O caso de Elizângela Barbosa, mulher negra vítima da ilegalidade do aborto, é um exemplo do tipo de violência à qual as mulheres são expostas: teve seus órgãos perfurados e faleceu durante o procedimento e seu corpo foi abandonado em uma mata na região de Araçariguama, estado do Rio de Janeiro. Assim também como Jandyra, também do Rio de Janeiro, que teve o corpo carbonizado após falecer durante um aborto ilegal.
O aborto, quando realizado de maneira asséptica, por profissionais capacitados, em local seguro e abordagem humanizada, é um procedimento simples. Manter negado este direito elementar é um forte desagravo aos direitos das pessoas com útero de decidirem sobre seus próprios corpos e no caso das mulheres pobres e negras, uma sentença de risco de morte.

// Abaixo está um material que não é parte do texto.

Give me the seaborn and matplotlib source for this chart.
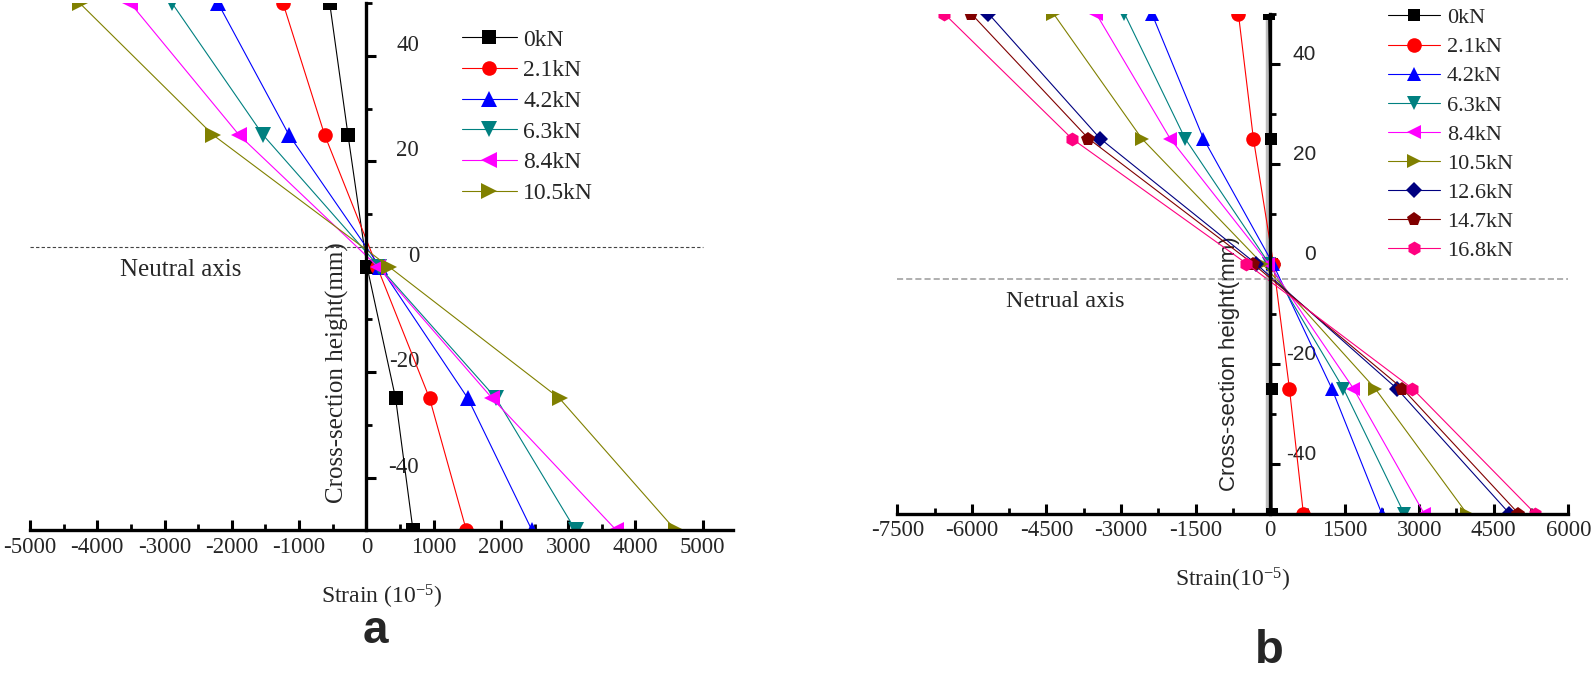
import numpy as np
import pandas as pd
import matplotlib
matplotlib.use('Agg')
import matplotlib.pyplot as plt
import seaborn as sns
from matplotlib.ticker import MultipleLocator
from matplotlib.transforms import offset_copy

# cross-section heights (mm), same for all series
heights = [50, 25, 0, -25, -50]

# panel a: strain (1e-5) at each height
loads_a = ['0kN', '2.1kN', '4.2kN', '6.3kN', '8.4kN', '10.5kN']
strain_a_0 = [-545, -273, 10, 435, 693]
strain_a_21 = [-1239, -620, 160, 940, 1486]
strain_a_42 = [-2205, -1150, 200, 1510, 2461]
strain_a_63 = [-2888, -1536, 190, 1930, 3110]
strain_a_84 = [-3507, -1893, 170, 1872, 3715]
strain_a_105 = [-4260, -2279, 336, 2872, 4596]

# panel b
loads_b = ['0kN', '2.1kN', '4.2kN', '6.3kN', '8.4kN', '10.5kN', '12.6kN', '14.7kN', '16.8kN']
strain_b_0 = [-30, 10, 30, 34, 40]
strain_b_21 = [-638, -336, 67, 389, 670]
strain_b_42 = [-2380, -1342, 54, 1241, 2247]
strain_b_63 = [-2931, -1710, -20, 1475, 2696]
strain_b_84 = [-3501, -2012, -34, 1677, 3099]
strain_b_105 = [-4360, -2582, -160, 2113, 3958]
strain_b_126 = [-5668, -3420, -290, 2549, 4815]
strain_b_147 = [-6016, -3655, -350, 2662, 4996]
strain_b_168 = [-6559, -3990, -475, 2863, 5332]

neutral_a = 3.8
neutral_b = -3.0

colors = ['black', 'red', 'blue', '#008080', 'magenta', '#808000', '#000080', '#800000', '#FF0080']
markers = ['s', 'o', '^', 'v', '<', '>', 'D', 'p', 'h']
msizes_a = [10, 10.5, 11, 11, 11, 11]
msizes_b = [8, 10.5, 9.5, 9.5, 9.5, 9.5, 8.5, 10, 10]

W, H = 1594, 678

sns.set_style('white')
plt.rcParams['font.family'] = ['Liberation Serif', 'DejaVu Serif']
plt.rcParams['axes.unicode_minus'] = False
plt.rcParams['mathtext.fontset'] = 'custom'
plt.rcParams['mathtext.rm'] = 'Liberation Serif'
plt.rcParams['mathtext.it'] = 'Liberation Serif:italic'

fig = plt.figure(figsize=(W / 100, H / 100), dpi=100)
ax_a = fig.add_axes([30 / W, 1 - 530.2 / H, 703 / W, 527 / H])
ax_b = fig.add_axes([897.3 / W, 1 - 513.5 / H, 671 / W, 500 / H])


def draw_series(ax, loads, series, sizes):
    for lab, xs, c, m, ms in zip(loads, series, colors, markers, sizes):
        sns.lineplot(x=xs, y=heights, sort=False, estimator=None, errorbar=None,
                     ax=ax, color=c, marker=m, markersize=ms, markeredgewidth=0,
                     markeredgecolor=c, linewidth=0.8, label=lab)


def style_axes(ax, xlim, xmajor, ylab_font, ylab_size, ypad):
    ax.set_xlim(xlim)
    ax.set_ylim(-50, 50)
    ax.spines['top'].set_visible(False)
    ax.spines['left'].set_visible(False)
    ax.spines['right'].set_position(('data', 0))
    for s in ['right', 'bottom']:
        ax.spines[s].set_linewidth(2.4)
        ax.spines[s].set_color('black')
    ax.yaxis.set_ticks_position('right')
    ax.xaxis.set_ticks_position('bottom')
    ax.set_xticks(np.arange(xlim[0], xlim[1] + 1, xmajor))
    ax.xaxis.set_minor_locator(MultipleLocator(xmajor / 2))
    ax.set_yticks([-40, -20, 0, 20, 40])
    ax.yaxis.set_minor_locator(MultipleLocator(10))
    ax.tick_params(axis='x', which='major', direction='in', length=7, width=2.2,
                   pad=5, labelsize=16.5, color='black')
    ax.tick_params(axis='x', which='minor', direction='in', length=4, width=2.0, color='black')
    ax.tick_params(axis='y', which='major', direction='out', length=7, width=2.2,
                   pad=ypad, labelsize=ylab_size, labelfontfamily=ylab_font, color='black')
    ax.tick_params(axis='y', which='minor', direction='out', length=4, width=2.0, color='black')
    for t in ax.get_yticklabels():
        t.set_ha('right')
        t.set_va('bottom')
    ax.grid(False)


# panel a
draw_series(ax_a, loads_a, [strain_a_0, strain_a_21, strain_a_42, strain_a_63,
                            strain_a_84, strain_a_105], msizes_a)
ax_a.hlines(neutral_a, -5000, 5000, colors='#444444', linestyles=(0, (3, 2)), linewidth=0.8)
style_axes(ax_a, (-5000, 5450), 1000, 'Liberation Serif', 16.5, 31)
ax_a.text(-2760, -1.8, 'Neutral axis', ha='center', va='baseline', fontsize=18)
ax_a.set_ylabel('Cross-section height(mm)', fontsize=18)
ax_a.yaxis.set_label_coords(349 / W, 1 - 372.5 / H, transform=fig.transFigure)
ax_a.set_xlabel('Strain (10$^{-5}$)', fontsize=17)
ax_a.xaxis.label.set_va('baseline')
ax_a.xaxis.set_label_coords(382 / W, 1 - 604 / H, transform=fig.transFigure)
h, l = ax_a.get_legend_handles_labels()
ax_a.legend(h, l, loc='upper left', bbox_to_anchor=(461.7 / W, 1 - 29 / H),
            bbox_transform=fig.transFigure, frameon=False, fontsize=17,
            handlelength=2.33, handletextpad=0.28, labelspacing=0.39,
            borderpad=0, borderaxespad=0, numpoints=1)

# panel b
draw_series(ax_b, loads_b, [strain_b_0, strain_b_21, strain_b_42, strain_b_63,
                            strain_b_84, strain_b_105, strain_b_126, strain_b_147,
                            strain_b_168], msizes_b)
ax_b.hlines(neutral_b, -7500, 6000, colors='#9a9a9a', linestyles=(0, (4, 2)), linewidth=1.1)
stripe = ax_b.axvline(0, color='#bdbdbd', lw=2.5, zorder=1)
stripe.set_transform(offset_copy(ax_b.get_xaxis_transform(), fig=fig, x=-3, y=0, units='dots'))
style_axes(ax_b, (-7500, 6000), 1500, 'Liberation Sans', 15, 26)
ax_b.text(-4120, -8.7, 'Netrual axis', ha='center', va='baseline', fontsize=17.5)
ax_b.set_ylabel('Cross-section height(mm)', fontsize=16, family='Liberation Sans')
ax_b.yaxis.set_label_coords(1239.7 / W, 1 - 364 / H, transform=fig.transFigure)
ax_b.set_xlabel('Strain(10$^{-5}$)', fontsize=17)
ax_b.xaxis.label.set_va('baseline')
ax_b.xaxis.set_label_coords(1233 / W, 1 - 587 / H, transform=fig.transFigure)
h, l = ax_b.get_legend_handles_labels()
ax_b.legend(h, l, loc='upper left', bbox_to_anchor=(1388.3 / W, 1 - 7.7 / H),
            bbox_transform=fig.transFigure, frameon=False, fontsize=16,
            handlelength=2.33, handletextpad=0.3, labelspacing=0.385,
            borderpad=0, borderaxespad=0, numpoints=1)

fig.text(375.8 / W, 1 - 643 / H, 'a', ha='center', va='baseline', fontsize=33,
         fontweight='bold', family='Liberation Sans')
fig.text(1269.5 / W, 1 - 663 / H, 'b', ha='center', va='baseline', fontsize=34,
         fontweight='bold', family='Liberation Sans')

fig.savefig('out.png', dpi=100)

No ano passado, no dia 28 de setembro, o então ministro da saúde de Bolsonaro, Pazuello, apresentou no congresso um projeto de lei que visava restringir ainda mais o precário acesso ao aborto no nosso país. Bolsonaro e sua ministra Damares Alves, não se cansam de falar contra o direito ao aborto, mostrando sua total ignorância quanto aos problemas de saúde pública. Por essa razão, a luta pelo nosso direito a decidir, vem de mãos dadas com nossa luta contra este governo reacionário, que vê as mulheres como um dos seus alvos hierárquicos para atacar.
A partir da agrupação de mulheres Pão e Rosas lutamos pelo nosso direito a decidir quando quisermos ser mães, assim como pelo direito de decidir não o ser; e entendemos que esta luta precisa estar aliada a uma batalha consequente por acabar com o sistema capitalista, que necessita da opressão sobre nossos corpos para aumentar os níveis de exploração sobre a classe trabalhadora de conjunto.
Neste 28 de setembro, dia Latino-americano e Caribenho de Luta pela Legalização do Aborto, é necessário nos apoiarmos na força que demonstraram nossas irmãs argentinas com sua forte mobilização que conseguiu arrancar na luta este direito fundamental; luta à qual estivemos presentes com nossa organização irmã, o Partido dos Trabalhadores Socialistas na Frente de Esquerda Unidade.
Aqui no Brasil, esta luta é inseparável da luta contra o governo Bolsonaro, por isso é necessário um forte chamado para os organismos da classe trabalhadora, das mulheres, negros e negras, indígenas e da juventude para unificar esta demanda às mobilizações contra o governo que estão ocorrendo, colocando a necessidade de defendermos o direito ao aborto legal, seguro e gratuito, junto à contraceptivos gratuitos e de qualidade e educação sexual livre nas escolas e contra todos os ataques de Bolsonaro e Damares Alves.